--- begin Supplied information ---

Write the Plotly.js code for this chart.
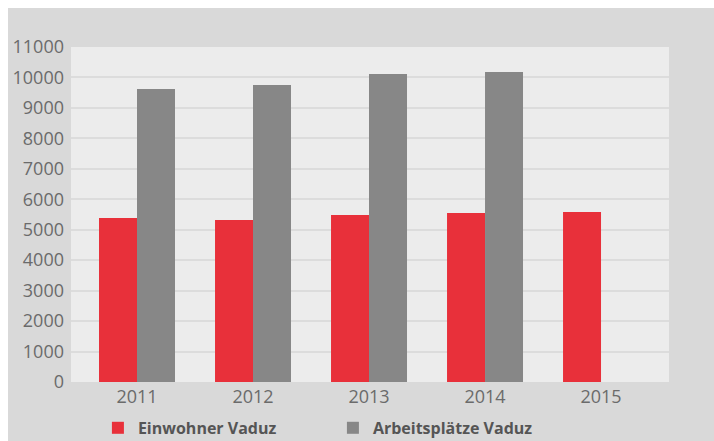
<!DOCTYPE html>
<html>
<head>
<meta charset="utf-8">
<script src="https://cdn.plot.ly/plotly-3.0.1.min.js"></script>
<style>
html, body { margin: 0; padding: 0; background: #ffffff; width: 714px; height: 441px; overflow: hidden; }
#chart { position: absolute; left: 8px; top: 8px; width: 706px; height: 480px; }
</style>
</head>
<body>
<div id="chart"></div>
<script>
const years = ["2011", "2012", "2013", "2014", "2015"];
const einwohner = [5387, 5322, 5486, 5551, 5584];
const arbeitsplaetze = [9619, 9751, 10111, 10177, null];
const seriesNames = ["Einwohner Vaduz", "Arbeitsplätze Vaduz"];
const yTicks = [0, 1000, 2000, 3000, 4000, 5000, 6000, 7000, 8000, 9000, 10000, 11000];

const data = [
  { type: "bar", x: years, y: einwohner, name: seriesNames[0], marker: { color: "#e8303a" }, hoverinfo: "x+y" },
  { type: "bar", x: years, y: arbeitsplaetze, name: seriesNames[1], marker: { color: "#878787" }, hoverinfo: "x+y" }
];

const layout = {
  width: 706, height: 480,
  margin: { l: 63, r: 45, t: 39, b: 106 },
  paper_bgcolor: "#d9d9d9",
  plot_bgcolor: "#ececec",
  barmode: "group",
  bargap: 0.345,
  bargroupgap: 0,
  font: { family: "Open Sans, sans-serif", color: "#6b6b6b", size: 18 },
  xaxis: {
    type: "category",
    range: [-0.569, 4.586],
    showgrid: false, zeroline: false, showline: false,
    ticks: "", ticklabelstandoff: 2,
    tickfont: { size: 18, color: "#6b6b6b" }
  },
  yaxis: {
    range: [0, 11000],
    tickvals: yTicks,
    ticktext: yTicks.map(String),
    showgrid: true, gridcolor: "#dcdcdc", gridwidth: 2,
    zeroline: false, showline: false,
    ticks: "", ticklabelstandoff: 6,
    tickfont: { size: 18, color: "#6b6b6b" }
  },
  showlegend: true,
  legend: {
    orientation: "h",
    x: 0.045, xanchor: "left",
    y: -0.137, yanchor: "middle",
    bgcolor: "rgba(0,0,0,0)",
    font: { family: "Open Sans, sans-serif", size: 16, color: "#555555", weight: "bold" },
    entrywidth: 190, entrywidthmode: "pixels",
    traceorder: "normal"
  }
};

Plotly.newPlot("chart", data, layout, { displayModeBar: false, staticPlot: true });
</script>
</body>
</html>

--- end Supplied information ---

▸ **Brief**
Every line from the start of the listing above through the line with "9000, 10000, 11000];" should be repeated exactly; skip the pictures and add nothing else.

▸ **Output below**
Write the Plotly.js code for this chart.
<!DOCTYPE html>
<html>
<head>
<meta charset="utf-8">
<script src="https://cdn.plot.ly/plotly-3.0.1.min.js"></script>
<style>
html, body { margin: 0; padding: 0; background: #ffffff; width: 714px; height: 441px; overflow: hidden; }
#chart { position: absolute; left: 8px; top: 8px; width: 706px; height: 480px; }
</style>
</head>
<body>
<div id="chart"></div>
<script>
const years = ["2011", "2012", "2013", "2014", "2015"];
const einwohner = [5387, 5322, 5486, 5551, 5584];
const arbeitsplaetze = [9619, 9751, 10111, 10177, null];
const seriesNames = ["Einwohner Vaduz", "Arbeitsplätze Vaduz"];
const yTicks = [0, 1000, 2000, 3000, 4000, 5000, 6000, 7000, 8000, 9000, 10000, 11000];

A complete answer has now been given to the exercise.